If the family has recently moved, contact should be made and information obtained from the paediatric services in the area where the family previously lived.
The conference should decide whether the child is suffering or likely to suffer Significant Harm, and therefore in need of a Child Protection Plan. If this is the case, an outline Child Protection Plan should be developed stating clearly what action will be taken to safeguard the child immediately after the conference, as well as in the longer term.
The conference should also consider what action if any is required to protect siblings in the family.
18. Covert Video Surveillance
In very rare cases where there are concerns about FII, covert video surveillance (CVS) may be used. The use of CVS is governed by the Regulation of Investigatory Powers Act 2000.

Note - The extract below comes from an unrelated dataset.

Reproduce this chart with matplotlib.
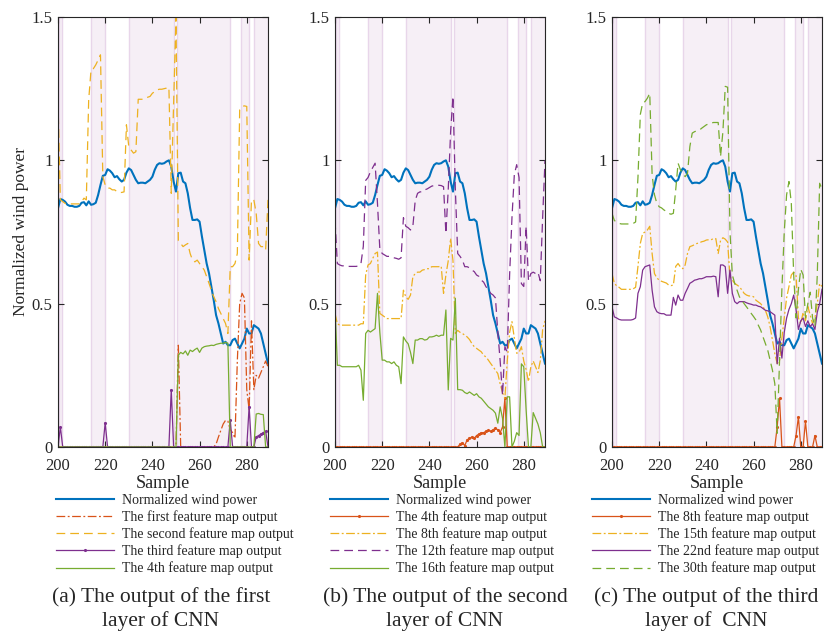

After a recommendation has been made at a Strategy Discussion to use CVS in a case of suspected fabricated or induced illness, the responsibility for undertaking the surveillance lies with the Police. The operation should be controlled by the Police and accountability for it held by a Police manager. The Police should supply and install any equipment, and be responsible for the security of and archiving of recorded materials. Covert surveillance is rarely if ever indicated. When it is determined that it may be indicated the police will discuss with the hospital legal and possibly ethics teams.
The decision will only be made if there is no alternative way of obtaining information to explain the child’s signs and symptoms and its use is justified on the medical information available.
The primary aim of the surveillance is to identify whether a child is having an illness induced; and the obtaining of criminal evidence is of secondary importance. The safety of the child is the overriding factor.
All personnel including nursing staff who will be involved in its use should have received specialist training.
Children’s Social Care should have a contingency plan in place, which can be implemented immediately if covert video surveillance provides evidence of the child suffering Significant Harm.